In 'The Gun With Wings', an opera singer with an injured throat seems to have committed suicide by eating a bullet. After all, the gun was right there next to him, and who else could have done it? But when the widow swears up and down that the gun wasn't on the floor when she discovered the body. How did it get there? And what really happened?
In 'Bullet for One', the murder victim was shot off his horse when he was out for his daily ride in Central Park. All signs point to Vic Talbot as the murderer, but he has an airtight alibi--two witnesses swear he was in his hotel room across town shortly after the victim was seen by a beat cop, alive and well. Will Wolfe be able to figure out who fired the fatal shot?

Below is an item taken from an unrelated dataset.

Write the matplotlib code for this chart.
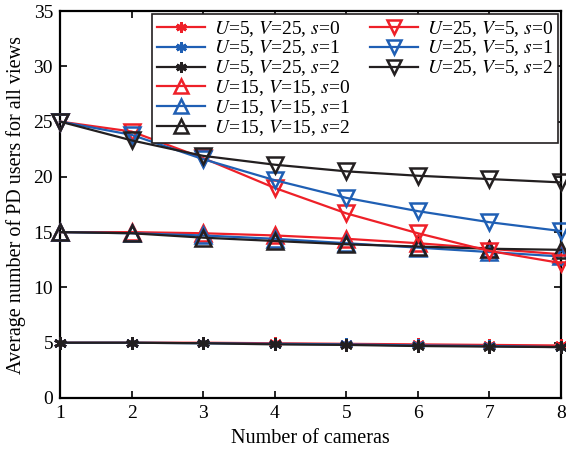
import matplotlib
matplotlib.use("Agg")
import matplotlib.pyplot as plt
from matplotlib.lines import Line2D

plt.rcParams['font.family'] = ['Liberation Serif', 'DejaVu Serif']
plt.rcParams['mathtext.fontset'] = 'stix'

cameras = [1, 2, 3, 4, 5, 6, 7, 8]

# U=5, V=25
u5_s0 = [5.0, 5.0, 5.0, 4.95, 4.9, 4.85, 4.8, 4.75]
u5_s1 = [5.0, 5.0, 4.95, 4.9, 4.85, 4.75, 4.7, 4.6]
u5_s2 = [5.0, 5.0, 4.95, 4.85, 4.8, 4.7, 4.65, 4.6]
# U=15, V=15
u15_s0 = [15.0, 15.0, 14.9, 14.7, 14.4, 14.0, 13.5, 13.0]
u15_s1 = [15.0, 14.9, 14.7, 14.4, 14.0, 13.6, 13.2, 12.8]
u15_s2 = [15.0, 14.9, 14.5, 14.2, 13.9, 13.7, 13.5, 13.4]
# U=25, V=5
u25_s0 = [25.0, 24.1, 21.7, 19.0, 16.7, 14.9, 13.3, 12.2]
u25_s1 = [25.0, 23.8, 21.6, 19.7, 18.1, 16.9, 15.9, 15.1]
u25_s2 = [25.0, 23.3, 21.9, 21.1, 20.5, 20.1, 19.8, 19.5]

labels = [
    r'$U$=5, $V$=25, $s$=0', r'$U$=5, $V$=25, $s$=1', r'$U$=5, $V$=25, $s$=2',
    r'$U$=15, $V$=15, $s$=0', r'$U$=15, $V$=15, $s$=1', r'$U$=15, $V$=15, $s$=2',
    r'$U$=25, $V$=5, $s$=0', r'$U$=25, $V$=5, $s$=1', r'$U$=25, $V$=5, $s$=2',
]

RED = '#ee2028'
BLUE = '#1f5fb4'
BLACK = '#231f20'
colors = [RED, BLUE, BLACK]

fig = plt.figure(figsize=(5.66, 4.5), dpi=100)
ax = fig.add_axes([60 / 566, 52 / 450, 501 / 566, 387 / 450])

series = [u5_s0, u5_s1, u5_s2, u15_s0, u15_s1, u15_s2, u25_s0, u25_s1, u25_s2]
markers = [(6, 2, 0)] * 3 + ['^'] * 3 + ['v'] * 3
handles = []
for i, (ys, mk, lab) in enumerate(zip(series, markers, labels)):
    c = colors[i % 3]
    if i < 3:
        h, = ax.plot(cameras, ys, color=c, lw=1.6, marker=mk, ms=9,
                     mew=2.0, label=lab, clip_on=False, zorder=3)
    else:
        h, = ax.plot(cameras, ys, color=c, lw=1.6, marker=mk, ms=12,
                     mew=1.8, mfc='none', mec=c, label=lab, clip_on=False, zorder=3)
    handles.append(h)

ax.set_xlim(1, 8)
ax.set_ylim(0, 35)
ax.set_xticks(cameras)
ax.set_yticks(range(0, 36, 5))
ax.tick_params(direction='in', labelsize=14, width=1.2, length=5,
               top=True, right=True, pad=5)
for sp in ax.spines.values():
    sp.set_linewidth(1.6)

ax.set_xlabel('Number of cameras', fontsize=14.5, labelpad=5)
ax.set_ylabel('Average number of PD users for all views', fontsize=14.5, labelpad=5)

# first column holds six entries, second column the remaining three
blank = Line2D([], [], linestyle='none', marker='none')
leg_handles = handles + [blank] * 3
leg_labels = labels + [''] * 3
leg = ax.legend(leg_handles, leg_labels, loc='upper right', ncol=2, fontsize=14,
                frameon=True, fancybox=False, edgecolor=BLACK, framealpha=1,
                handlelength=2.5, handletextpad=0.45, labelspacing=0.0,
                columnspacing=1.0, borderpad=0.25, borderaxespad=0.15,
                markerscale=0.85)
leg.get_frame().set_linewidth(1.2)

fig.savefig('out.png', dpi=100)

In 'Disguise for Murder', things get personal. When Wolfe opens his orchids rooms to the members of the Manhattan Flower Club, a woman winds up strangled ... in Wolfe's own office. Shortly before she died, she told Archie that she'd recognized the man who killed her friend Doris--or, at any rate, the man she saw entering Doris's apartment the day she died. She wouldn't describe him, and she didn't know his name, but she saw him in the orchid rooms, and now she's dead. Wolfe, of course, is deeply insulted that anyone would commit murder in his house, but when Inspector Cramer seals off the office where he spends most of his waking hours, Wolfe is downright incensed, and vows to catch the murderer and make Cramer pay. Which is exactly what he does, even if it means putting Archie in the path of danger.